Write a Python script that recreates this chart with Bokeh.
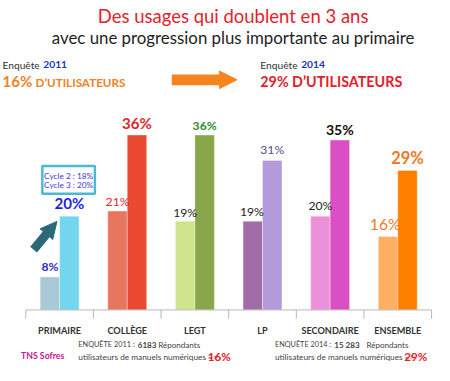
import numpy as np
from bokeh.plotting import figure
from bokeh.models import Range1d, Arrow, NormalHead, ColumnDataSource
from bokeh.core.properties import value
from bokeh.embed import file_html
from bokeh.resources import INLINE

# ---------------- data ----------------
categories = ["PRIMAIRE", "COLLÈGE", "LEGT", "LP", "SECONDAIRE", "ENSEMBLE"]
values_2011 = [8, 21, 19, 19, 20, 16]
values_2014 = [20, 36, 36, 31, 35, 29]
labels_2011 = ["8%", "21%", "19%", "19%", "20%", "16%"]
labels_2014 = ["20%", "36%", "36%", "31%", "35%", "29%"]
cycle_lines = ["Cycle 2 : 18%", "Cycle 3 : 20%"]
title = "Des usages qui doublent en 3 ans"
subtitle = "avec une progression plus importante au primaire"
AXIS_MIN = 1.5

# ---------------- styles ----------------
FONT = "Lato"
W, H = 434, 365
REF_W = 446.0                 # reference pixels shown across the figure
S = W / REF_W                 # screen pixels per reference pixel
REF_H = H / S


def fs(size):
    return f"{size * S:.2f}px"


colors_2011 = ["#A9C9D6", "#E8765F", "#CDE58B", "#A26CA9", "#EC90DA", "#FFAE62"]
colors_2014 = ["#72D6EE", "#EA4A31", "#8AA64B", "#B39BDB", "#DA4FC3", "#FF7F00"]
lab11_color = ["#2E2EC8", "#E3242B", "#222222", "#222222", "#222222", "#F07A26"]
lab14_color = ["#1F1FE0", "#E3242B", "#2E8B2E", "#5A4A8C", "#111111", "#F07A26"]
lab11_size = [fs(v) for v in [12.5, 12.5, 12.5, 12.5, 12.5, 16]]
lab14_size = [fs(v) for v in [15.5, 15.5, 12.5, 12.5, 14.5, 17]]
lab11_style = ["bold", "normal", "normal", "normal", "normal", "normal"]
lab14_style = ["bold", "bold", "bold", "normal", "bold", "bold"]
lab11_dy = [v * S for v in [-11, -10, -9, -10, -11, -13]]
lab14_dy = [v * S for v in [-14, -12, -10, -11, -11, -13]]
lab11_dx = [v * S for v in [0, 0, 0, -1, 0, -3]]

# calibration: reference pixels -> data
PX_X0, PX_CAT = 26.0, 69.5       # left end of axis, width of one category
PX_BASE, PX_UNIT = 318.0, 5.21   # baseline y, pixels per percent

x_start = (0 - PX_X0) / PX_CAT
x_end = (REF_W - PX_X0) / PX_CAT
y_end = AXIS_MIN + PX_BASE / PX_UNIT
y_start = AXIS_MIN - (REF_H - PX_BASE) / PX_UNIT
bw = 20.0 / PX_CAT

p = figure(width=W, height=H, output_backend="svg", toolbar_location=None,
           x_range=Range1d(x_start, x_end), y_range=Range1d(y_start, y_end),
           x_axis_type=None, y_axis_type=None, min_border=0,
           outline_line_color=None, background_fill_color="white",
           border_fill_color="white")
p.extra_x_ranges = {"px": Range1d(0, REF_W)}
p.extra_y_ranges = {"px": Range1d(REF_H, 0)}

idx = np.arange(len(categories))
centers = idx + 0.5

src11 = ColumnDataSource(dict(x=centers - bw / 2, top=values_2011, c=colors_2011,
                              lab=labels_2011, lc=lab11_color, ls=lab11_size,
                              st=lab11_style, dy=lab11_dy, dx=lab11_dx))
src14 = ColumnDataSource(dict(x=centers + bw / 2, top=values_2014, c=colors_2014,
                              lab=labels_2014, lc=lab14_color, ls=lab14_size,
                              st=lab14_style, dy=lab14_dy))

p.vbar(x="x", top="top", bottom=AXIS_MIN, width=bw, fill_color="c",
       line_color="white", line_alpha=0.35, line_width=1, source=src11)
p.vbar(x="x", top="top", bottom=AXIS_MIN, width=bw, fill_color="c",
       line_color="white", line_alpha=0.35, line_width=1, source=src14)

p.text(x="x", y="top", text="lab", text_color="lc", text_font_size="ls",
       text_font_style="st", y_offset="dy", x_offset="dx", text_align="center",
       text_baseline="middle", text_font=value(FONT), source=src11)
p.text(x="x", y="top", text="lab", text_color="lc", text_font_size="ls",
       text_font_style="st", y_offset="dy", text_align="center",
       text_baseline="middle", text_font=value(FONT), source=src14)

# axis line + boundary ticks
tick_len = 9 / PX_UNIT
p.segment(x0=[0], x1=[len(categories)], y0=[AXIS_MIN], y1=[AXIS_MIN],
          line_color="#B8B8B8", line_width=1)
bounds = np.arange(len(categories) + 1)
p.segment(x0=bounds, x1=bounds, y0=AXIS_MIN, y1=AXIS_MIN - tick_len,
          line_color="#B8B8B8", line_width=1)
p.text(x=centers, y=AXIS_MIN, text=categories, y_offset=21 * S, text_align="center",
       text_baseline="middle", text_font=value(FONT), text_font_size=fs(9.4),
       text_font_style="bold", text_color="#333333")


def txt(x, y, s, size, color, bold=False, align="left"):
    p.text(x=[x], y=[y], text=[s], text_font=value(FONT), text_font_size=fs(size),
           text_color=color, text_font_style="bold" if bold else "normal",
           text_align=align, text_baseline="middle",
           x_range_name="px", y_range_name="px")


# titles
txt(239, 16, title, 19, "#E3222B", align="center")
txt(239, 38, subtitle, 17.3, "#1E1E1E", align="center")

# header 2011
txt(2, 66, "Enquête", 10.5, "#333333")
txt(44, 66, "2011", 10.5, "#2233BB", bold=True)
txt(2, 83, "16%", 15.5, "#F08224", bold=True)
txt(36, 84, "D’UTILISATEURS", 12, "#F08224", bold=True)
# header 2014
txt(267, 66, "Enquête", 10.5, "#333333")
txt(309, 66, "2014", 10.5, "#2233BB", bold=True)
txt(267, 83, "29% D’UTILISATEURS", 14.7, "#E3202A", bold=True)

p.add_layout(Arrow(x_start=176, y_start=81.5, x_end=243, y_end=81.5,
                   line_width=11 * S, line_color="#F7841E",
                   end=NormalHead(size=18 * S, fill_color="#F7841E", line_color="#F7841E"),
                   x_range_name="px", y_range_name="px"))

# cycle box + teal arrow
p.quad(left=[43], right=[97], top=[170], bottom=[198.5], fill_color="white",
       line_color="#4DB7D6", line_width=2.5 * S, x_range_name="px", y_range_name="px")
txt(70, 180, cycle_lines[0], 8.5, "#3A3AD8", align="center")
txt(70, 190, cycle_lines[1], 8.5, "#3A3AD8", align="center")
p.add_layout(Arrow(x_start=34, y_start=256, x_end=58, y_end=227,
                   line_width=9 * S, line_color="#2B6878",
                   end=NormalHead(size=17 * S, fill_color="#2B6878", line_color="#2B6878"),
                   x_range_name="px", y_range_name="px"))

# footer
txt(21, 365, "TNS Sofres", 9, "#C0208C", bold=True)
txt(80, 354, "ENQUÊTE 2011 :", 7.5, "#444444")
txt(141, 354, "6183", 8.3, "#444444", bold=True)
txt(162, 354, "Répondants", 8.3, "#444444")
txt(80, 366, "utilisateurs de manuels numériques =>", 8.5, "#444444")
txt(213, 365, "16%", 12, "#E8202A", bold=True)
txt(282, 354, "ENQUÊTE 2014 :", 7.5, "#444444")
txt(343, 354, "15 283", 8.3, "#444444", bold=True)
txt(376, 354, "Répondants", 8.3, "#444444")
txt(282, 366, "utilisateurs de manuels numériques =>", 8.5, "#444444")
txt(415, 365, "29%", 12, "#E8202A", bold=True)

open("out.html", "w").write(file_html(p, INLINE))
· · · · ·
* **WHAT THE TASK REQUIRES**
Copy nothing but the lines from the top of the material through the line holding "from bokeh.resources import INLINE", exactly as written; omit pictures.

* **OUTPUT FOR THIS EXERCISE**
Write a Python script that recreates this chart with Bokeh.
import numpy as np
from bokeh.plotting import figure
from bokeh.models import Range1d, Arrow, NormalHead, ColumnDataSource
from bokeh.core.properties import value
from bokeh.embed import file_html
from bokeh.resources import INLINE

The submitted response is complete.